Dr. Evans states, “My book, Biomarkers: The 10 Keys to Prolonging Vitality, is based on my hypothesis that these 10 biological markers that have been thought to occur as a result of chronological age are, in fact, a product of how we live our lives. These biomarkers include muscle mass, strength, basal metabolic rate, aerobic capacity, blood pressure, insulin action, HDL to total cholesterol ratio, bone density, and ability to control body temperature. Our study contradicts the common observation that muscle mass and strength decline as a function of aging alone. Instead, these declines may signal the effect of chronic disuse rather than muscle aging. Maintenance of muscle mass and strength may decrease or eliminate falls, functional decline, and loss of independence that are commonly seen in aging adults.”
The old paradigm about aging states that after 45, our muscles and strength decline sharply. We know now that this paradigm is wrong! If muscles are used frequently, they can maintain their strength, and when muscles are pushed to the limit of their capacity, a resulting “increase” in strength will happen, no matter your age.
To maintain or rebuild muscle mass and strength, effective resistance training is the only way to bring results.
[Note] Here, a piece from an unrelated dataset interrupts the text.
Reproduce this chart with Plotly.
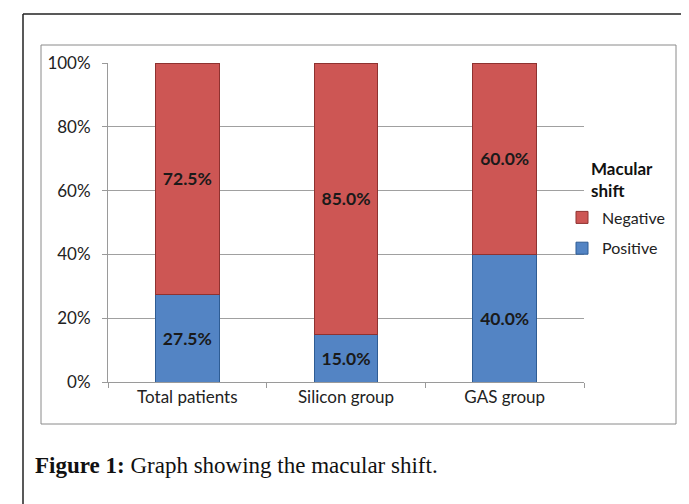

The amount of weight should “fatigue” the muscles after 10 lifts. Lifting the same weight 20 times will not bring an increase in muscle or strength. Remember that each individual who begins a strength-training program may start with different physical issues that may require modification, a beginning lower intensity, and possibly a doctor’s clearance.
Going to a gym is optional. Many strength-building programs can begin at home with slow pushups, chair squats, dips, and planks. You may be thinking, “I can’t do one repetition of any of these!” All you might need are instructions on modifying the exercise in order to challenge you where you are now.
Bottom line, the first two biomarkers are seen as the pillars of vitality that support the rest of the indicators of aging. The good news is that loss of muscle mass and strength is not inevitable. It can be maintained or regained with exercise. Increasing muscle will most likely support the remaining eight biomarkers.